Ante catástrofes ambientales el tránsito en carreteras, muelles y fronteras es limitado o bloqueado, sin embargo dependemos de comidas que necesitan movilizar materia prima a fábricas y productos industriales a centros de distribución antes de llegar a quienes los consumen. Cabe resaltar que esta cadena de producción de alimentos, sustentada por monocultivos, químicos, exportaciones y explotación laboral, aumenta la vulnerabilidad ambiental y genera contaminación resultante de las actividades de producción, transporte y manufactura de alimentos y del manejo inadecuado de envases, envoltorios y demás desechos sólidos.
Los productos contenidos en la mayoría de paquetes, más que responder a las necesidades nutricionales y prácticas culturales de la población, responden a hábitos de consumo promovidos por la industria alimenticia. Galletas, sopas instantáneas, harinas refinadas, cereales y atoles fortificados, jugos, productos enlatados y demás comidas industriales, además de perjudicar la salud de las personas, fomentan la pérdida de conocimientos ancestrales sobre plantas comestibles y sus formas de preparación.

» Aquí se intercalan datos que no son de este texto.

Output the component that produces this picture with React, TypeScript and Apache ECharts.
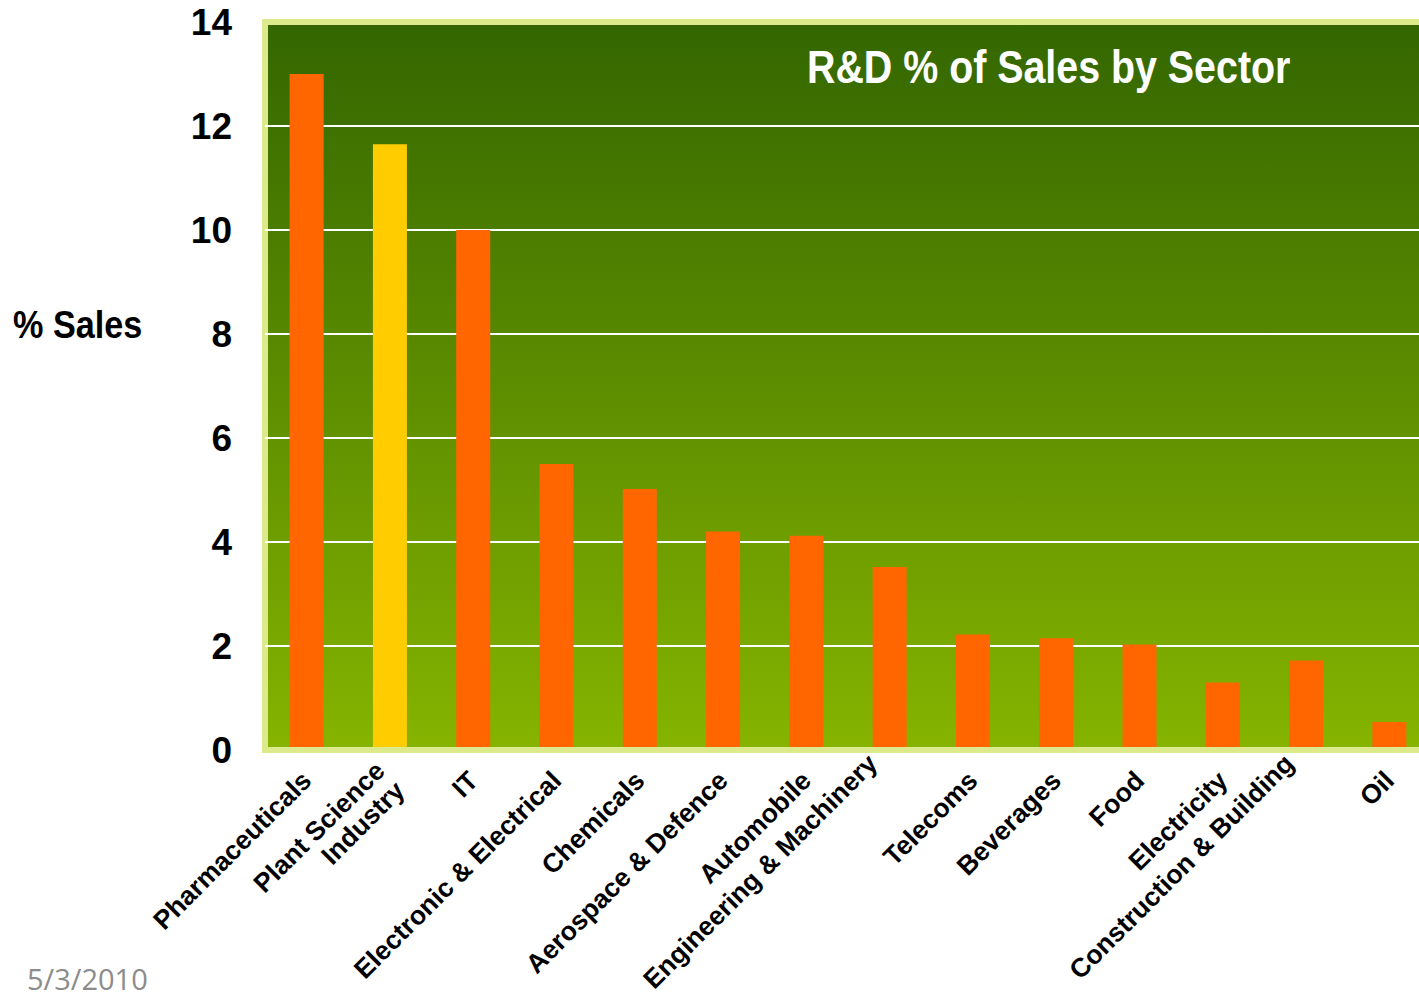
import React, { useEffect, useRef } from "react";
import * as echarts from "echarts";

const categories = [
  "Pharmaceuticals",
  "Plant Science\nIndustry",
  "IT",
  "Electronic & Electrical",
  "Chemicals",
  "Aerospace & Defence",
  "Automobile",
  "Engineering & Machinery",
  "Telecoms",
  "Beverages",
  "Food",
  "Electricity",
  "Construction & Building",
  "Oil",
];
const values = [13.0, 11.65, 10.0, 5.5, 5.02, 4.2, 4.12, 3.52, 2.22, 2.15, 2.03, 1.3, 1.72, 0.54];
const highlightIndex = 1;
// long labels that are lifted so they stay inside the page, as in the original
const liftedLabels = [7, 12];
const titleText = "R&D % of Sales by Sector";
const yAxisTitle = "% Sales";
const dateText = "5/3/2010";

export default function App() {
  const ref = useRef<HTMLDivElement>(null);
  useEffect(() => {
    if (!ref.current) return;
    const chart = echarts.init(ref.current, null, { renderer: "svg" });
    chart.setOption({
      animation: false,
      backgroundColor: "#ffffff",
      grid: {
        left: 265,
        right: 0,
        top: 22,
        bottom: 249,
        outerBoundsMode: "none",
        containLabel: false,
        show: true,
        borderWidth: 6,
        borderColor: "#dcea8c",
        backgroundColor: new echarts.graphic.LinearGradient(0, 0, 0, 1, [
          { offset: 0, color: "#336600" },
          { offset: 1, color: "#86b400" },
        ]),
      },
      xAxis: {
        type: "category",
        data: categories.map((c, i) =>
          liftedLabels.includes(i)
            ? { value: c, textStyle: { verticalAlign: "bottom", padding: [0, 0, 10, 0] } }
            : c
        ),
        z: 5,
        axisLine: { show: true, lineStyle: { color: "#dcea8c", width: 6 } },
        axisTick: { show: false },
        axisLabel: {
          interval: 0,
          rotate: 45,
          margin: 26,
          color: "#000000",
          fontFamily: "'Liberation Sans', Arial, sans-serif",
          fontWeight: "bold",
          fontSize: 26.5,
          lineHeight: 28,
          align: "right",
          verticalAlign: "middle",
        },
      },
      yAxis: {
        type: "value",
        min: 0,
        max: 14,
        interval: 2,
        axisLine: { show: false },
        axisTick: { show: false },
        axisLabel: {
          margin: 33,
          color: "#000000",
          fontFamily: "'Liberation Sans', Arial, sans-serif",
          fontWeight: "bold",
          fontSize: 37,
        },
        splitLine: {
          show: true,
          showMinLine: false,
          showMaxLine: false,
          lineStyle: { color: "#ffffff", width: 2 },
        },
      },
      series: [
        {
          type: "bar",
          data: values.map((v, i) => ({
            value: v,
            itemStyle: { color: i === highlightIndex ? "#ffcc00" : "#ff6600" },
          })),
          barWidth: 34,
        },
      ],
      graphic: [
        {
          type: "text",
          x: 807,
          y: 44,
          scaleX: 0.856,
          z: 10,
          style: {
            text: titleText,
            fill: "#ffffff",
            font: "bold 46px 'Liberation Sans', Arial, sans-serif",
          },
        },
        {
          type: "text",
          x: 13,
          y: 306,
          scaleX: 0.9,
          style: {
            text: yAxisTitle,
            fill: "#000000",
            font: "bold 38px 'Liberation Sans', Arial, sans-serif",
          },
        },
        {
          type: "text",
          left: 27,
          top: 964,
          style: {
            text: dateText,
            fill: "#8c8c8c",
            font: "29px 'Open Sans', 'Noto Sans', sans-serif",
          },
        },
      ],
    });
    return () => chart.dispose();
  }, []);
  return (
    <div
      style={{
        position: "fixed",
        left: 0,
        top: 0,
        width: 1419,
        height: 999,
        overflow: "hidden",
      }}
    >
      <div ref={ref} style={{ width: 1431, height: 999 }} />
    </div>
  );
}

A las repercusiones mencionadas se les suman las de índole económica. El dinero invertido en la compra y distribución de alimentos termina en manos de grandes empresas, lo que contribuye al aumento de la brecha existente entre la población que vive en pobreza y los pequeños grupos que acaparan la riqueza. Al analizar variables económicas se hace evidente que los múltiples errores estratégicos en la entrega de alimentos no responden solamente a la ineptitud de grupos gobernantes, sino también a la avaricia desmedida de quienes detentan el poder político.
La aprobación de un presupuesto nacional ajustado a los intereses de las élites guatemaltecas, además de evidenciar tal avaricia, suena como el chillar de tripas de un monstruo que busca alimentarse de todo recurso. Afortunadamente, Guatemala demostró, una vez más, que los antojos de cualquier bestia pueden ser anulados por el fuego de la protesta popular; recuerdo obligatorio para el futuro próximo.
Si alimentar la gula de grupos de poder con recursos públicos provenientes de impuestos y préstamos resulta totalmente condenable, se demuestra todavía más desfachatez cuando, además de anteponer intereses personales al bienestar de los pueblos, se busca obtener raja política al hacer creer a la población que la entrega de alimentos es gracias a la bondad de los gobiernos.
Ejemplo de ello es cómo se convirtió en noticia mundial la donación de alimentos realizada por El Salvador (cuya deuda pública es del 92% del PIB) a Guatemala (con una deuda del 31% del PIB) y a Honduras (con un 56% del PIB de deuda) tras el huracán Eta. Gracias a la desmedida campaña propagandística que caracteriza al gobierno del presidente Bukele, actualmente dedicada a parar la caída en popularidad del “dictador millenial”, se enalteció su generosidad evitando señalar que la comida fue pagada con fondos provenientes de préstamos, fue comprada de forma irregular a empresas salvadoreñas, mexicanas y brasileñas vinculadas con casos de corrupción y lavado de dinero y que la Presidencia utiliza al Ejército y la Policía para bloquear auditorías a sus compras.
En este punto vale la pena preguntarnos si equiparar gobernantes con parásitos intestinales resulta justo para estos últimos. Mientras la vida del parásito depende del robo de nutrientes, las elites que han usurpado el poder político y económico cuentan con los recursos necesarios no sólo para satisfacer sus comodidades, sino para mejorar la calidad de vida de naciones enteras. En todo caso, de poco sirve eliminar continuamente los parásitos intestinales mientras las condiciones que permiten su transmisión permanezcan sin cambio alguno. Lo que nos compete entonces es potenciar mecanismos que faciliten encarar la actual crisis alimentaria que empeora durante y después de desastres ambientales.
Al reconocer la complejidad de las dinámicas sociales relacionadas con la alimentación (muy bien retratadas en la entrega de paquetes alimenticios) se hace más obvia la relevancia de las propuestas que organizaciones civiles gritan incansablemente a oídos sordos. Estrategias como la redistribución de la tierra mediante una reforma agraria, la transición del modelo de agricultura actual hacia alternativas ecológicas, el fortalecimiento de los mercados locales, la diversificación de cultivos incorporando especies criollas y nativas y la promoción de la soberanía alimentaria permitirán minimizar los impactos de los próximos desastres naturales y al mismo tiempo contribuirán a la transformación de nuestras estructuras sociales fallidas. ¿Asumiremos nuestra responsabilidad o esperaremos a que banderas blancas nos recuerden nuevamente la urgencia de ello?